What Technicians Look for During a Chimney Inspection
The National Fire Protection Association (NFPA) and other fire safety experts recommend annual chimney inspections. A yearly inspection is essential for ensuring that your chimney is not only structurally sound, but your fireplace is safe to operate. So, if it’s been more than a year since your last chimney inspection, schedule a service call with a certified chimney technician. We’ve included an overview of some of the important elements that technicians look for during a chimney inspection.
Water can be very destructive to the structural integrity of a chimney, so looking for signs of a leak is a top priority of chimney technicians. There are numerous sources where a water leak can occur, such as in gaps in the bricks or mortar joints, warped flashing, and cracks in the chimney crown, for example. Signs of a water leak include stains on the ceiling around the fireplace, rusting damper, and water damage to the firebox.

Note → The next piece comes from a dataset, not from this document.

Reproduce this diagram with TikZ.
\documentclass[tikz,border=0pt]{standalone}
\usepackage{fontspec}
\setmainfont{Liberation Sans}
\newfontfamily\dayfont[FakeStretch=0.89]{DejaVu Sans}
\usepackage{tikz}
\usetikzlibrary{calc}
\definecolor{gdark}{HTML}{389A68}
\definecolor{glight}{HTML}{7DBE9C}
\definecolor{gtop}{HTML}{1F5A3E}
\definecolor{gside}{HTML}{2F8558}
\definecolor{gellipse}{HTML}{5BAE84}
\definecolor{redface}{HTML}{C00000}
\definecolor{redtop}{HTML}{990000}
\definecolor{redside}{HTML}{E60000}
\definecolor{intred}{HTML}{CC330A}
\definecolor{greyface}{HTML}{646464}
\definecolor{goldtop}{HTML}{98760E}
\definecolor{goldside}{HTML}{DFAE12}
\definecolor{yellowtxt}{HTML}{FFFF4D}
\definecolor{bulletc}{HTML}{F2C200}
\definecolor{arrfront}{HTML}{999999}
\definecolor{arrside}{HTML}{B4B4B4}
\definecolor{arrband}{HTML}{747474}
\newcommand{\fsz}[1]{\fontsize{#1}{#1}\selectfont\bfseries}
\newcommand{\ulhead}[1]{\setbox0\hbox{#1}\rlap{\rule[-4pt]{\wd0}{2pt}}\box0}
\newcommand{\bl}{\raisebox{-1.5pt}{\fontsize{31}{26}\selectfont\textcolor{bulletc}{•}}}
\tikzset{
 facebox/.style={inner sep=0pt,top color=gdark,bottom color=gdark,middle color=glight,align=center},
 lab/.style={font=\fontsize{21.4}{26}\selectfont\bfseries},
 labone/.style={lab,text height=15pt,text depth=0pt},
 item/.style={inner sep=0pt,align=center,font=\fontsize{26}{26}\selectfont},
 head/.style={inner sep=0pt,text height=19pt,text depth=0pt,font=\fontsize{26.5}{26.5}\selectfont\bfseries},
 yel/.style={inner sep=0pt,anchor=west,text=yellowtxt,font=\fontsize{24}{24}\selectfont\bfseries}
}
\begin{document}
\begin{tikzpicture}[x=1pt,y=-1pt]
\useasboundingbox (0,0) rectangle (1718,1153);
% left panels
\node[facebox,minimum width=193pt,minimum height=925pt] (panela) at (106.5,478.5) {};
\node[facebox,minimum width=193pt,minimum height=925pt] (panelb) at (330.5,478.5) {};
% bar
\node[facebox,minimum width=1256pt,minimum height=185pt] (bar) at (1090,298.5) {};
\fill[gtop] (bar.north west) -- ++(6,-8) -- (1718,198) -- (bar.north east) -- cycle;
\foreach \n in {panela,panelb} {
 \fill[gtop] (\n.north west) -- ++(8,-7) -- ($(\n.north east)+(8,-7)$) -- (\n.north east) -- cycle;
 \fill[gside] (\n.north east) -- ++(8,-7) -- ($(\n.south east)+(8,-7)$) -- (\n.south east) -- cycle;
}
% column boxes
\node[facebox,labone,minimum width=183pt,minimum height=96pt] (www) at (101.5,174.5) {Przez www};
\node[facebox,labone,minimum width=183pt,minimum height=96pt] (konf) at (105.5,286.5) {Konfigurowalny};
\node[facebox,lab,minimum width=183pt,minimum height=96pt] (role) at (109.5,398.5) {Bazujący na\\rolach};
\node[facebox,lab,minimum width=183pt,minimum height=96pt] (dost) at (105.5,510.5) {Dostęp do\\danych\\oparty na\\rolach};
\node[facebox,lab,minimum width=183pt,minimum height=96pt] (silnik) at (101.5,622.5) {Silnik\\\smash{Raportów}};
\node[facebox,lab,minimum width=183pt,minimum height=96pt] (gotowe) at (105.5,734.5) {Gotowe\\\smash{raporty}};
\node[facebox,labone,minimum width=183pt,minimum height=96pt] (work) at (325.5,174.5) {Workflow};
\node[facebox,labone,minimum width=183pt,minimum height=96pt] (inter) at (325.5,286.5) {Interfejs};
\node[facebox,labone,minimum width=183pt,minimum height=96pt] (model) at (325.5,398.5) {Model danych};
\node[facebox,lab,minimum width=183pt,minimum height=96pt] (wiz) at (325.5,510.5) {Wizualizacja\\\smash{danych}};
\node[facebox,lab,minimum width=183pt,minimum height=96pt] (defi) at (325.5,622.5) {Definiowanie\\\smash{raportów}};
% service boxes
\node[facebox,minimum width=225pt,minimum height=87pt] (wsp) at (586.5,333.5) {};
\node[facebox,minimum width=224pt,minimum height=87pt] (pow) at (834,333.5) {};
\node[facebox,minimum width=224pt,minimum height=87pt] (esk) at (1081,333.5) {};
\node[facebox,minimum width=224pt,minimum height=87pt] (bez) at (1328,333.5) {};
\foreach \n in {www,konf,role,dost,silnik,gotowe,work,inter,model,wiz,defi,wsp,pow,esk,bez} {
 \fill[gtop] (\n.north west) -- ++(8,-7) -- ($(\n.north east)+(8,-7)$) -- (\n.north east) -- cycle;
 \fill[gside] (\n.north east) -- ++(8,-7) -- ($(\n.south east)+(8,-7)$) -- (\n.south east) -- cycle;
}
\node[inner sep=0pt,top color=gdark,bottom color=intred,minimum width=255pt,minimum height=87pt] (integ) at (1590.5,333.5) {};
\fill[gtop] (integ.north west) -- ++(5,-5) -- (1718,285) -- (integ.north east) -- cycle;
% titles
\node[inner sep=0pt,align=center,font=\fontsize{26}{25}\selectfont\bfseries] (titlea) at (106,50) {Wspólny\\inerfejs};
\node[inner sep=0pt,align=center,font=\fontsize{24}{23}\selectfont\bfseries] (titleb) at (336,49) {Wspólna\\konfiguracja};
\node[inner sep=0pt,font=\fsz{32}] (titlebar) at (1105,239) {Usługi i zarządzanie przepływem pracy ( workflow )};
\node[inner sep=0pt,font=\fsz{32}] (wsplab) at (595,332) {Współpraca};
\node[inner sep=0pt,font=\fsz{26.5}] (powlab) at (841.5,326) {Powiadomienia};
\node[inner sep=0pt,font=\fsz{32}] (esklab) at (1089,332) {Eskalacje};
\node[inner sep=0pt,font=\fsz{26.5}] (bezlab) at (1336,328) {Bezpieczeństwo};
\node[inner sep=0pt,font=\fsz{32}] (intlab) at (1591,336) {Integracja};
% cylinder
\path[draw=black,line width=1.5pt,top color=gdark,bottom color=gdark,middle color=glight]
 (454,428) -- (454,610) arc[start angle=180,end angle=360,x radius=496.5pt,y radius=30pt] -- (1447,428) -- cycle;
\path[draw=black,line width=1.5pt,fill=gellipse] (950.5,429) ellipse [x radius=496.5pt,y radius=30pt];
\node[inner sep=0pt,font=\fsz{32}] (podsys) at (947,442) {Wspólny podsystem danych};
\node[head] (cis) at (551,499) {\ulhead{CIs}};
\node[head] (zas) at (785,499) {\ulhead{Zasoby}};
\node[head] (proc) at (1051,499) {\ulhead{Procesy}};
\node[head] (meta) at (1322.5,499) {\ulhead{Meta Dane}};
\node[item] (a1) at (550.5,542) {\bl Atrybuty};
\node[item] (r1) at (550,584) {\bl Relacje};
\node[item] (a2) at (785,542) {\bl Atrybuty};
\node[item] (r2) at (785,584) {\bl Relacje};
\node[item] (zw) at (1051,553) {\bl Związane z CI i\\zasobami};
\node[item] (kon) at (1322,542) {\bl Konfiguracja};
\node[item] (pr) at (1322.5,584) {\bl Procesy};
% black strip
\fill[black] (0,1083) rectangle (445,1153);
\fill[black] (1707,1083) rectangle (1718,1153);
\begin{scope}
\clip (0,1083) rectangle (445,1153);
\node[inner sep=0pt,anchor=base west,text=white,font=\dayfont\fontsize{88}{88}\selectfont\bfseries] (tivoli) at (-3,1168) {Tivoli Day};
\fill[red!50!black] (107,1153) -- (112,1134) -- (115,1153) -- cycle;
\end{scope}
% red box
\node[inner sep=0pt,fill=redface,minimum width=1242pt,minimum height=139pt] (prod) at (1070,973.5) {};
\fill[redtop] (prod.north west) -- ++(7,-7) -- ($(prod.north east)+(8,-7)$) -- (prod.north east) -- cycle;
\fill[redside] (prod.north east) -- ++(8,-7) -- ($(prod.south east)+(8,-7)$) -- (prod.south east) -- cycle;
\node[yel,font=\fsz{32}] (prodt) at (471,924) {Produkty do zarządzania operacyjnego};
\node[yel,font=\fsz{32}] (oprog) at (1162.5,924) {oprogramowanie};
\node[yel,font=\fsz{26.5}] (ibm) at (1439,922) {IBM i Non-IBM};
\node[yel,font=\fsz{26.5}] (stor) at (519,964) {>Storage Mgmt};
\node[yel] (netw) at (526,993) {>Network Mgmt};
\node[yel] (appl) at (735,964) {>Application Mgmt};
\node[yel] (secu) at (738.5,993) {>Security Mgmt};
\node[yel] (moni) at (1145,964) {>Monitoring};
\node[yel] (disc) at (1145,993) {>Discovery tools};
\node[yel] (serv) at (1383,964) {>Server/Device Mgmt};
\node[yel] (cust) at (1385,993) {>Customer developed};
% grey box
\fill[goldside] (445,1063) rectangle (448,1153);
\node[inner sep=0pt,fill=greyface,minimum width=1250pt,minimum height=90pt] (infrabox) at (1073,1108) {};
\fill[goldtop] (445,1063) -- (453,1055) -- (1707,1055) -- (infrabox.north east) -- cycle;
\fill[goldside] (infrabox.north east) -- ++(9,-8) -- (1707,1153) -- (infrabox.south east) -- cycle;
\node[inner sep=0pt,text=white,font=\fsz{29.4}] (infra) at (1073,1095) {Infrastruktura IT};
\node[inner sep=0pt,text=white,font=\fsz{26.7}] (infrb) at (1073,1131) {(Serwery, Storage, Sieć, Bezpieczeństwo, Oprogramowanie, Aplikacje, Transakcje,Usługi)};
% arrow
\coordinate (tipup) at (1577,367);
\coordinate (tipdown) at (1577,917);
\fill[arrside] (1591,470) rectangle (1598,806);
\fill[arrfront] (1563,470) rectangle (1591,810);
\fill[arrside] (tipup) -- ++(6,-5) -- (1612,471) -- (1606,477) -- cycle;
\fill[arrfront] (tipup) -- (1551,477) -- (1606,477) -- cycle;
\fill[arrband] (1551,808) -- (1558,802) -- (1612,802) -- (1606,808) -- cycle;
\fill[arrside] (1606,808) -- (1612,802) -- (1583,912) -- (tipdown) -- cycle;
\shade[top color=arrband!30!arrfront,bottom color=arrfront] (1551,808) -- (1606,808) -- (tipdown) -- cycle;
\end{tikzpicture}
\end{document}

While on the roof inspecting the chimney crown and flashing, the technician will also check the chimney cap and look for flue obstructions. Anything that interferes with the venting of smoke and fumes can be a health hazard. When a chimney cap is damaged or missing, small animals, pests, and debris can clog the flue causing dangerous carbon monoxide gas to flow back into your living space. It can also allow water to enter and damage the interior masonry and rust metal components.

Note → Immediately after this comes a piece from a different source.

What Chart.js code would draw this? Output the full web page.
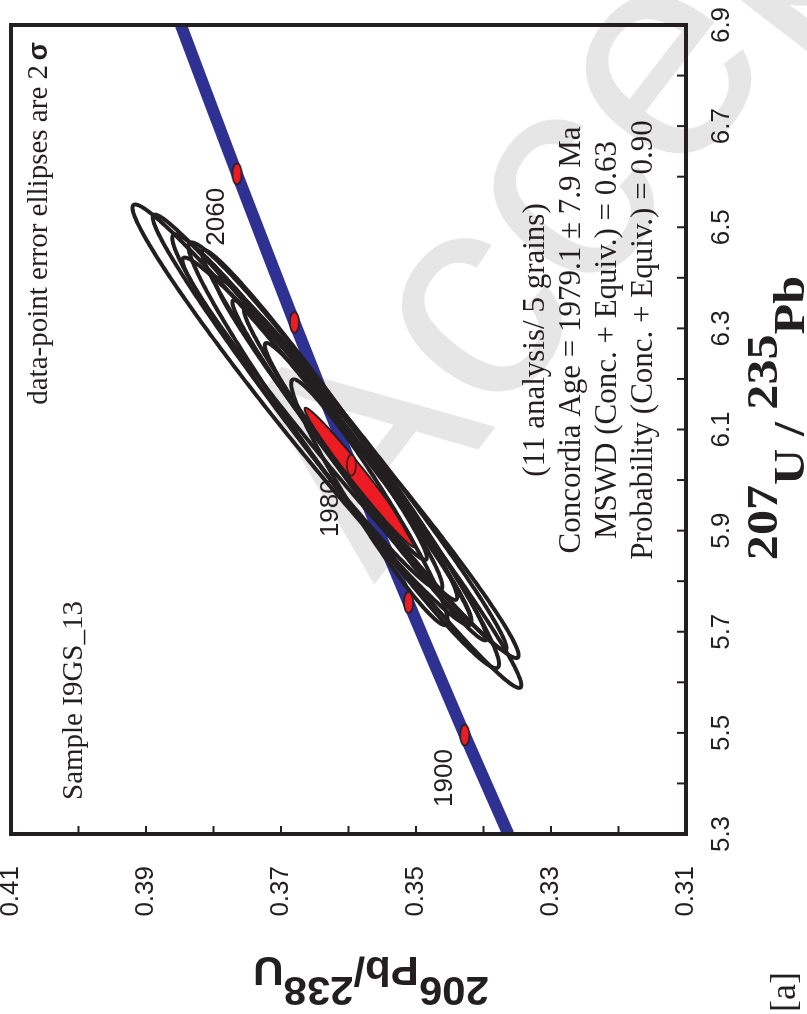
<!DOCTYPE html>
<html>
<head>
<meta charset="utf-8">
<title>Concordia I9GS_13</title>
<script src="https://cdn.jsdelivr.net/npm/chart.js@4.4.1/dist/chart.umd.min.js"></script>
<style>
  html, body { margin: 0; padding: 0; background: #fff; overflow: hidden; }
  #page { position: relative; width: 807px; height: 1014px; overflow: hidden; background: #fff; }
  /* plot is laid out landscape, then turned a quarter turn to the left */
  #plot { position: absolute; left: 0; top: 0; width: 1014px; height: 807px;
          transform-origin: 0 0; transform: translateY(1014px) rotate(-90deg); }
</style>
</head>
<body>
<div id="page"><div id="plot"><canvas id="cv" width="1014" height="807"></canvas></div></div>
<script>
// axes
var xTicks = [5.3, 5.5, 5.7, 5.9, 6.1, 6.3, 6.5, 6.7, 6.9];
var yTicks = [0.31, 0.33, 0.35, 0.37, 0.39, 0.41];
var xMinor = [5.3, 5.4, 5.5, 5.6, 5.7, 5.8, 5.9, 6.0, 6.1, 6.2, 6.3, 6.4, 6.5, 6.6, 6.7, 6.8, 6.9];
var yMinor = [0.31, 0.32, 0.33, 0.34, 0.35, 0.36, 0.37, 0.38, 0.39, 0.40, 0.41];

// concordia curve (Ma, 207Pb/235U, 206Pb/238U)
var concAge = [1869, 1900, 1940, 1980, 2020, 2060, 2099];
var concX = [5.300, 5.4956, 5.7577, 6.0293, 6.3117, 6.6055, 6.900];
var concY = [0.33633, 0.34278, 0.35112, 0.35958, 0.36801, 0.37652, 0.38482];

// age ticks along the concordia, and which ones get a label
var markAge = [1900, 1940, 1980, 2020, 2060];
var markX = [5.4956, 5.7577, 6.0293, 6.3117, 6.6055];
var markY = [0.34278, 0.35112, 0.35958, 0.36801, 0.37652];
var labelAge = [1900, 1980, 2060];

// analyses: 207Pb/235U, 2s, 206Pb/238U, 2s, error correlation
var r207 = [6.129, 6.057, 6.044, 6.049, 6.032, 6.012, 6.109, 5.995, 6.134, 5.956, 6.099];
var s207 = [0.416, 0.468, 0.396, 0.421, 0.369, 0.329, 0.346, 0.276, 0.352, 0.243, 0.257];
var r206 = [0.3669, 0.3617, 0.3597, 0.3607, 0.3582, 0.3575, 0.3628, 0.3571, 0.3661, 0.3569, 0.3628];
var s206 = [0.0251, 0.0273, 0.0249, 0.0230, 0.0216, 0.0180, 0.0189, 0.0153, 0.0200, 0.0116, 0.0144];
var rho = [0.984, 0.988, 0.986, 0.980, 0.987, 0.985, 0.984, 0.983, 0.978, 0.965, 0.982];

// concordia age ellipse
var ageEll = { x: 6.005, sx: 0.138, y: 0.3583, sy: 0.0082, rho: 0.984 };

var statLines = [
    '(11 analysis/ 5 grains)',
    'Concordia Age = 1979.1 \u00b1 7.9 Ma',
    'MSWD (Conc. + Equiv.) = 0.63',
    'Probability (Conc. + Equiv.) = 0.90'
];

var ink = '#231f20';
var sans = '"Liberation Sans", Arial, sans-serif';
var serif = '"Liberation Serif", "Times New Roman", serif';

// small red ellipse used as the age tick symbol
var markerImg = document.createElement('canvas');
markerImg.width = 26; markerImg.height = 13;
(function () {
    var m = markerImg.getContext('2d');
    m.beginPath();
    m.ellipse(13, 6.5, 10.5, 4.6, 0, 0, 2 * Math.PI);
    m.fillStyle = '#ed1c24';
    m.fill();
    m.lineWidth = 1.5;
    m.strokeStyle = ink;
    m.stroke();
})();

function traceEllipse(ctx, xs, ys, cx, ex, cy, ey, r) {
    var n = 400, k = Math.sqrt(1 - r * r);
    ctx.beginPath();
    for (var i = 0; i <= n; i++) {
        var t = i / n * 2 * Math.PI;
        var px = xs.getPixelForValue(cx + ex * Math.cos(t));
        var py = ys.getPixelForValue(cy + ey * (r * Math.cos(t) + k * Math.sin(t)));
        if (i === 0) ctx.moveTo(px, py); else ctx.lineTo(px, py);
    }
    ctx.closePath();
}

// draws a run of [text, font, raise] pieces starting at x
function drawPieces(ctx, pieces, x, y) {
    pieces.forEach(function (p) {
        ctx.font = p[1];
        ctx.fillText(p[0], x, y - p[2]);
        x += ctx.measureText(p[0]).width;
    });
}
function piecesWidth(ctx, pieces) {
    var w = 0;
    pieces.forEach(function (p) { ctx.font = p[1]; w += ctx.measureText(p[0]).width; });
    return w;
}

var concordiaPlugin = {
    id: 'concordia',
    beforeDraw: function (chart) {
        // faint stamp in the background
        var ctx = chart.ctx;
        ctx.save();
        ctx.translate(975, 690);
        ctx.rotate(37.6 * Math.PI / 180);
        ctx.font = '300px ' + sans;
        ctx.fillStyle = '#e6e6e6';
        ctx.textAlign = 'center';
        ctx.textBaseline = 'middle';
        ctx.fillText('Accepted', 0, 0);
        ctx.restore();
    },
    afterDatasetDraw: function (chart, args) {
        if (args.index !== 1) return;
        var ctx = chart.ctx, xs = chart.scales.x, ys = chart.scales.y;
        var area = chart.chartArea;
        ctx.save();
        ctx.beginPath();
        ctx.rect(area.left, area.top, area.right - area.left, area.bottom - area.top);
        ctx.clip();

        // age labels next to the ticks
        ctx.font = '26px ' + sans;
        ctx.fillStyle = ink;
        ctx.textAlign = 'right';
        ctx.textBaseline = 'alphabetic';
        labelAge.forEach(function (a) {
            var i = markAge.indexOf(a);
            ctx.fillText(String(a), xs.getPixelForValue(markX[i]) - 14, ys.getPixelForValue(markY[i]) - 13);
        });

        // concordia age ellipse
        traceEllipse(ctx, xs, ys, ageEll.x, ageEll.sx, ageEll.y, ageEll.sy, ageEll.rho);
        ctx.fillStyle = '#ed1c24';
        ctx.fill();
        ctx.lineWidth = 2;
        ctx.strokeStyle = ink;
        ctx.stroke();

        // data-point error ellipses
        ctx.lineWidth = 4;
        ctx.lineJoin = 'round';
        ctx.strokeStyle = ink;
        for (var i = 0; i < r207.length; i++) {
            traceEllipse(ctx, xs, ys, r207[i], s207[i], r206[i], s206[i], rho[i]);
            ctx.stroke();
        }
        ctx.restore();
    },
    afterDraw: function (chart) {
        var ctx = chart.ctx, xs = chart.scales.x, ys = chart.scales.y;
        var a = chart.chartArea;
        ctx.save();
        ctx.strokeStyle = ink;
        ctx.fillStyle = ink;

        // inward ticks
        ctx.lineWidth = 2;
        ctx.beginPath();
        xMinor.forEach(function (v) {
            var p = xs.getPixelForValue(v);
            ctx.moveTo(p, a.bottom); ctx.lineTo(p, a.bottom - 9);
        });
        yMinor.forEach(function (v) {
            var p = ys.getPixelForValue(v);
            ctx.moveTo(a.left, p); ctx.lineTo(a.left + 8, p);
        });
        ctx.stroke();

        // frame
        ctx.lineWidth = 4;
        ctx.strokeRect(a.left, a.top, a.right - a.left, a.bottom - a.top);

        // notes inside the frame
        ctx.textBaseline = 'alphabetic';
        ctx.font = 'bold 27px ' + sans;
        ctx.textAlign = 'right';
        ctx.fillText('\u03c3', a.right - 17, a.top + 36);
        ctx.font = '29px ' + serif;
        ctx.fillText('data-point error ellipses are 2', a.right - 40, a.top + 36);

        ctx.textAlign = 'left';
        ctx.fillText('Sample I9GS_13', a.left + 34, a.top + 71);

        ctx.font = '31px ' + serif;
        ctx.textAlign = 'center';
        statLines.forEach(function (s, i) {
            ctx.fillText(s, 674, 544 + i * 36);
        });

        // axis titles (slightly widened lettering)
        ctx.textAlign = 'left';
        var bs = 'bold 44px ' + serif;
        var xt = [['207', bs, 27], ['U', bs, 0], [' / ', bs, 0], ['235', bs, 27], ['Pb', bs, 0]];
        var xw = piecesWidth(ctx, xt) * 1.14;
        ctx.save();
        ctx.translate(596 - xw / 2, 804);
        ctx.scale(1.14, 1);
        drawPieces(ctx, xt, 0, 0);
        ctx.restore();

        var bsans = 'bold 40px ' + sans;
        var yt = [['206', bsans, 20], ['Pb', bsans, 0], ['/', bsans, 0], ['238', bsans, 20], ['U', bsans, 0]];
        ctx.save();
        ctx.translate(57, 371);
        ctx.rotate(-Math.PI / 2);
        ctx.scale(1.05, 1);
        drawPieces(ctx, yt, -piecesWidth(ctx, yt) / 2, 0);
        ctx.restore();

        ctx.font = '36px ' + serif;
        ctx.fillText('[a]', 2, 795);
        ctx.restore();
    }
};

new Chart(document.getElementById('cv'), {
    type: 'scatter',
    data: {
        datasets: [
            {
                // age ticks, drawn last so they sit on top
                data: markX.map(function (x, i) { return { x: x, y: markY[i] }; }),
                pointStyle: markerImg,
                pointRadius: 10,
                showLine: false
            },
            {
                data: concX.map(function (x, i) { return { x: x, y: concY[i] }; }),
                showLine: true,
                borderColor: '#2e3192',
                borderWidth: 12,
                pointRadius: 0,
                tension: 0.2,
                clip: 0
            }
        ]
    },
    options: {
        responsive: false,
        animation: false,
        devicePixelRatio: 1,
        layout: { padding: { top: 7, right: 25, left: 0, bottom: 0 } },
        plugins: { legend: { display: false }, tooltip: { enabled: false } },
        scales: {
            x: {
                type: 'linear', min: 5.3, max: 6.9,
                afterBuildTicks: function (s) { s.ticks = xTicks.map(function (v) { return { value: v }; }); },
                afterFit: function (s) { s.height = 121; s.paddingLeft = 0; s.paddingRight = 0; },
                grid: { display: false },
                border: { display: false },
                ticks: {
                    font: { family: sans, size: 26 }, color: ink, padding: 12,
                    maxRotation: 0, autoSkip: false,
                    callback: function (v) { return v.toFixed(1); }
                }
            },
            y: {
                type: 'linear', min: 0.31, max: 0.41,
                afterBuildTicks: function (s) { s.ticks = yTicks.map(function (v) { return { value: v }; }); },
                afterFit: function (s) { s.width = 180; s.paddingTop = 0; s.paddingBottom = 0; },
                grid: { display: false },
                border: { display: false },
                ticks: {
                    font: { family: sans, size: 26 }, color: ink, padding: 24,
                    autoSkip: false,
                    callback: function (v) { return v.toFixed(2); }
                }
            }
        }
    },
    plugins: [concordiaPlugin]
});
</script>
</body>
</html>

During a chimney inspection, the technician will examine the masonry for spalling bricks and gaps in the mortar joints that often occurs during the winter freeze-thaw effect. The masonry is a porous surface, and tiny cracks in the bricks absorb moisture. When it freezes, the water turns to solid ice causing the cracks to widen and fill up with moisture again when it thaws. The repeated cycle can be very damaging to the brickwork. Severe masonry damage can cause the chimney to lean or even collapse.
Chimney technicians will also look for excessive creosote deposits in the flue during a visual inspection. Creosote is a naturally occurring chemical by-product of combustion, and it gets progressively more dangerous as it continues to accumulate in the chimney. When it turns into a thick, tarry, and crusty substance, it is highly flammable. All it takes is a hot ember to ignite a fire, making it the number one cause of chimney fires.
Flue Liner Cracks
In addition to a visual inspection, a video scan of the flue is highly recommended. A damaged flue liner can reduce the heating efficiency of your fireplace and allow the high heat in the chimney to spread to nearby combustible materials. A video scan can spot hairline cracks and other defects in the flue liner that is more difficult to detect with the naked eye. It can also help prolong the life span of the flue liner, saving money from a premature replacement.